◆ **SET TASK**:
Give back the full listing, character for character, with no pictures.

◆ **MATERIAL PROVIDED**:
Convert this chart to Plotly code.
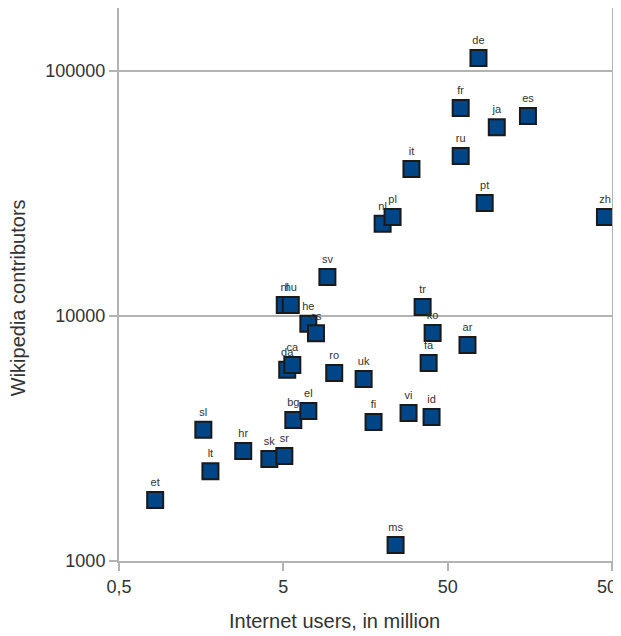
import plotly.graph_objects as go
import math

languages = ["et", "sl", "lt", "hr", "sk", "sr", "bg", "el", "da", "ca", "ro", "uk", "fi", "vi", "id",
             "fa", "ko", "tr", "ar", "ms", "sv", "nl", "hu", "he", "cs", "nl ", "pl", "it", "ru", "fr",
             "de", "ja", "es", "pt", "zh"]
internet_users_million = [0.83, 1.63, 1.80, 2.85, 4.11, 5.07, 5.75, 7.1, 5.28, 5.67, 10.2, 15.4, 17.7, 28.9, 39.9,
                          38.3, 40.5, 35.2, 66, 24.1, 9.27, 5.1, 5.55, 7.1, 7.9, 20.1, 23.1, 30.1, 60, 60,
                          77, 99.5, 154, 84, 453]
contributors = [1775, 3430, 2327, 2812, 2606, 2683, 3767, 4095, 6030, 6310, 5850, 5530, 3690, 4020, 3870,
                6430, 8530, 10890, 7620, 1162, 14420, 11100, 11100, 9300, 8500, 23770, 25350, 39800, 45000, 70600,
                113000, 59000, 65500, 28900, 25350]

x_title = "Internet users, in million"
y_title = "Wikipedia contributors"

label_text = [l.strip() for l in languages]

FONT = "Liberation Sans, Arial, sans-serif"

fig = go.Figure()
fig.add_trace(go.Scatter(
    x=internet_users_million, y=contributors, mode="markers+text",
    text=label_text, textposition="top center",
    textfont=dict(family=FONT, size=11, color="#333333"),
    marker=dict(symbol="square", size=16, color="#004586", line=dict(color="#1a1a1a", width=2)),
    cliponaxis=False, showlegend=False, hoverinfo="skip"))

fig.update_layout(
    width=621, height=636,
    margin=dict(l=111, r=17, t=0, b=83),
    paper_bgcolor="white", plot_bgcolor="white",
    font=dict(family=FONT, size=13, color="#333333"),
    xaxis=dict(type="log", range=[math.log10(0.5), math.log10(500)], automargin=False,
               tickvals=[0.5, 5, 50, 500], ticktext=["0,5", "5", "50", "500"],
               showgrid=False, zeroline=False, showline=True, linecolor="#b3b3b3", linewidth=2,
               ticks="outside", ticklen=8, tickwidth=2, tickcolor="#b3b3b3",
               tickfont=dict(family=FONT, size=18, color="#333333")),
    yaxis=dict(type="log", range=[3, 5 + 63 / 245], automargin=False,
               tickvals=[1000, 10000, 100000], ticktext=["1000", "10000", "100000"],
               showgrid=True, gridcolor="#b3b3b3", gridwidth=2, zeroline=False,
               showline=True, mirror=True, linecolor="#b3b3b3", linewidth=2,
               ticks="outside", ticklen=8, tickwidth=2, tickcolor="#b3b3b3",
               tickfont=dict(family=FONT, size=18, color="#333333")),
    annotations=[
        dict(text=x_title, xref="paper", yref="paper", x=0.438, y=-0.1085,
             xanchor="center", yanchor="middle", showarrow=False,
             font=dict(family=FONT, size=20, color="#333333")),
        dict(text=y_title, xref="paper", yref="paper", x=-0.2049, y=0.477,
             xanchor="center", yanchor="middle", showarrow=False, textangle=-90,
             font=dict(family=FONT, size=20, color="#333333")),
    ],
)
fig.write_html("out.html")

◆ **COMPLETE ANSWER**:
Convert this chart to Plotly code.
import plotly.graph_objects as go
import math

languages = ["et", "sl", "lt", "hr", "sk", "sr", "bg", "el", "da", "ca", "ro", "uk", "fi", "vi", "id",
             "fa", "ko", "tr", "ar", "ms", "sv", "nl", "hu", "he", "cs", "nl ", "pl", "it", "ru", "fr",
             "de", "ja", "es", "pt", "zh"]
internet_users_million = [0.83, 1.63, 1.80, 2.85, 4.11, 5.07, 5.75, 7.1, 5.28, 5.67, 10.2, 15.4, 17.7, 28.9, 39.9,
                          38.3, 40.5, 35.2, 66, 24.1, 9.27, 5.1, 5.55, 7.1, 7.9, 20.1, 23.1, 30.1, 60, 60,
                          77, 99.5, 154, 84, 453]
contributors = [1775, 3430, 2327, 2812, 2606, 2683, 3767, 4095, 6030, 6310, 5850, 5530, 3690, 4020, 3870,
                6430, 8530, 10890, 7620, 1162, 14420, 11100, 11100, 9300, 8500, 23770, 25350, 39800, 45000, 70600,
                113000, 59000, 65500, 28900, 25350]

x_title = "Internet users, in million"
y_title = "Wikipedia contributors"

label_text = [l.strip() for l in languages]

FONT = "Liberation Sans, Arial, sans-serif"

fig = go.Figure()
fig.add_trace(go.Scatter(
    x=internet_users_million, y=contributors, mode="markers+text",
    text=label_text, textposition="top center",
    textfont=dict(family=FONT, size=11, color="#333333"),
    marker=dict(symbol="square", size=16, color="#004586", line=dict(color="#1a1a1a", width=2)),
    cliponaxis=False, showlegend=False, hoverinfo="skip"))

fig.update_layout(
    width=621, height=636,
    margin=dict(l=111, r=17, t=0, b=83),
    paper_bgcolor="white", plot_bgcolor="white",
    font=dict(family=FONT, size=13, color="#333333"),
    xaxis=dict(type="log", range=[math.log10(0.5), math.log10(500)], automargin=False,
               tickvals=[0.5, 5, 50, 500], ticktext=["0,5", "5", "50", "500"],
               showgrid=False, zeroline=False, showline=True, linecolor="#b3b3b3", linewidth=2,
               ticks="outside", ticklen=8, tickwidth=2, tickcolor="#b3b3b3",
               tickfont=dict(family=FONT, size=18, color="#333333")),
    yaxis=dict(type="log", range=[3, 5 + 63 / 245], automargin=False,
               tickvals=[1000, 10000, 100000], ticktext=["1000", "10000", "100000"],
               showgrid=True, gridcolor="#b3b3b3", gridwidth=2, zeroline=False,
               showline=True, mirror=True, linecolor="#b3b3b3", linewidth=2,
               ticks="outside", ticklen=8, tickwidth=2, tickcolor="#b3b3b3",
               tickfont=dict(family=FONT, size=18, color="#333333")),
    annotations=[
        dict(text=x_title, xref="paper", yref="paper", x=0.438, y=-0.1085,
             xanchor="center", yanchor="middle", showarrow=False,
             font=dict(family=FONT, size=20, color="#333333")),
        dict(text=y_title, xref="paper", yref="paper", x=-0.2049, y=0.477,
             xanchor="center", yanchor="middle", showarrow=False, textangle=-90,
             font=dict(family=FONT, size=20, color="#333333")),
    ],
)
fig.write_html("out.html")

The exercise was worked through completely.